STORED DATA —
::::::
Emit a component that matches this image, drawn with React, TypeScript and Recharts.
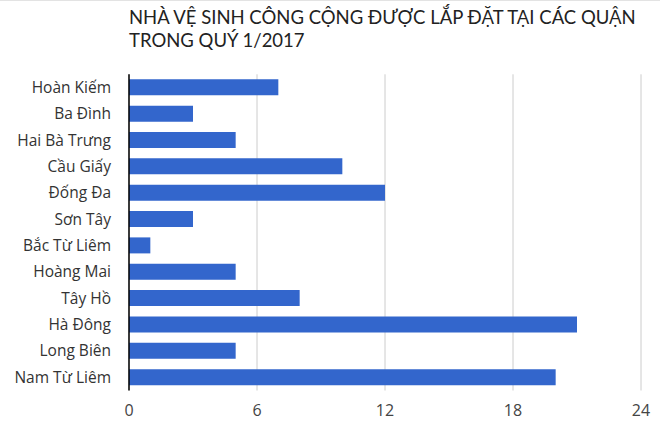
import React from 'react';
import { BarChart, Bar, XAxis, YAxis, CartesianGrid } from 'recharts';

const districts = [
  'Hoàn Kiếm',
  'Ba Đình',
  'Hai Bà Trưng',
  'Cầu Giấy',
  'Đống Đa',
  'Sơn Tây',
  'Bắc Từ Liêm',
  'Hoàng Mai',
  'Tây Hồ',
  'Hà Đông',
  'Long Biên',
  'Nam Từ Liêm',
];
const toilets = [7, 3, 5, 10, 12, 3, 1, 5, 8, 21, 5, 20];
const xTicks = [0, 6, 12, 18, 24];
const titleLines = ['NHÀ VỆ SINH CÔNG CỘNG ĐƯỢC LẮP ĐẶT TẠI CÁC QUẬN', 'TRONG QUÝ 1/2017'];

const data = districts.map((name, i) => ({ name, value: toilets[i] }));

const FONT = '"Open Sans", Lato, sans-serif';
const TITLE_FONT = 'Lato, "Open Sans", sans-serif';

export default function App() {
  return (
    <div style={{ position: 'relative', width: 660, height: 426, background: '#fff', fontFamily: FONT, overflow: 'hidden' }}>
      <style>{'body{margin:0}'}</style>
      <div style={{ position: 'absolute', left: 0, top: 0, width: 660, height: 1, background: '#e3e3e3' }} />
      <div
        style={{
          position: 'absolute',
          left: 129,
          top: 6,
          fontSize: 18.5,
          lineHeight: '23px',
          color: '#222',
          fontFamily: TITLE_FONT,
          whiteSpace: 'nowrap',
        }}
      >
        {titleLines.map((l) => (
          <div key={l}>{l}</div>
        ))}
      </div>
      <div style={{ position: 'absolute', left: 0, top: 0 }}>
        <BarChart
          width={660}
          height={426}
          data={data}
          layout="vertical"
          margin={{ top: 74.3, right: 19, bottom: 0, left: 0 }}
          barSize={16}
        >
          <CartesianGrid horizontal={false} stroke="#cccccc" />
          <XAxis
            type="number"
            domain={[0, 24]}
            ticks={xTicks}
            axisLine={false}
            tickLine={false}
            height={35.5}
            tickMargin={8}
            tick={{ fontSize: 16, fill: '#444', fontFamily: FONT }}
          />
          <YAxis
            type="category"
            dataKey="name"
            width={129}
            axisLine={{ stroke: '#000', strokeWidth: 1.5 }}
            tickLine={false}
            tickMargin={12}
            interval={0}
            tick={{ fontSize: 15.5, fill: '#333', fontFamily: FONT }}
          />
          <Bar dataKey="value" fill="#3366cc" isAnimationActive={false} />
        </BarChart>
      </div>
    </div>
  );
}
::::::
GIVEN REQUEST —
Set the listing down in full and exactly. Pictures within it should not appear in the copy.

EXERCISE RESPONSE —
Emit a component that matches this image, drawn with React, TypeScript and Recharts.
import React from 'react';
import { BarChart, Bar, XAxis, YAxis, CartesianGrid } from 'recharts';

const districts = [
  'Hoàn Kiếm',
  'Ba Đình',
  'Hai Bà Trưng',
  'Cầu Giấy',
  'Đống Đa',
  'Sơn Tây',
  'Bắc Từ Liêm',
  'Hoàng Mai',
  'Tây Hồ',
  'Hà Đông',
  'Long Biên',
  'Nam Từ Liêm',
];
const toilets = [7, 3, 5, 10, 12, 3, 1, 5, 8, 21, 5, 20];
const xTicks = [0, 6, 12, 18, 24];
const titleLines = ['NHÀ VỆ SINH CÔNG CỘNG ĐƯỢC LẮP ĐẶT TẠI CÁC QUẬN', 'TRONG QUÝ 1/2017'];

const data = districts.map((name, i) => ({ name, value: toilets[i] }));

const FONT = '"Open Sans", Lato, sans-serif';
const TITLE_FONT = 'Lato, "Open Sans", sans-serif';

export default function App() {
  return (
    <div style={{ position: 'relative', width: 660, height: 426, background: '#fff', fontFamily: FONT, overflow: 'hidden' }}>
      <style>{'body{margin:0}'}</style>
      <div style={{ position: 'absolute', left: 0, top: 0, width: 660, height: 1, background: '#e3e3e3' }} />
      <div
        style={{
          position: 'absolute',
          left: 129,
          top: 6,
          fontSize: 18.5,
          lineHeight: '23px',
          color: '#222',
          fontFamily: TITLE_FONT,
          whiteSpace: 'nowrap',
        }}
      >
        {titleLines.map((l) => (
          <div key={l}>{l}</div>
        ))}
      </div>
      <div style={{ position: 'absolute', left: 0, top: 0 }}>
        <BarChart
          width={660}
          height={426}
          data={data}
          layout="vertical"
          margin={{ top: 74.3, right: 19, bottom: 0, left: 0 }}
          barSize={16}
        >
          <CartesianGrid horizontal={false} stroke="#cccccc" />
          <XAxis
            type="number"
            domain={[0, 24]}
            ticks={xTicks}
            axisLine={false}
            tickLine={false}
            height={35.5}
            tickMargin={8}
            tick={{ fontSize: 16, fill: '#444', fontFamily: FONT }}
          />
          <YAxis
            type="category"
            dataKey="name"
            width={129}
            axisLine={{ stroke: '#000', strokeWidth: 1.5 }}
            tickLine={false}
            tickMargin={12}
            interval={0}
            tick={{ fontSize: 15.5, fill: '#333', fontFamily: FONT }}
          />
          <Bar dataKey="value" fill="#3366cc" isAnimationActive={false} />
        </BarChart>
      </div>
    </div>
  );
}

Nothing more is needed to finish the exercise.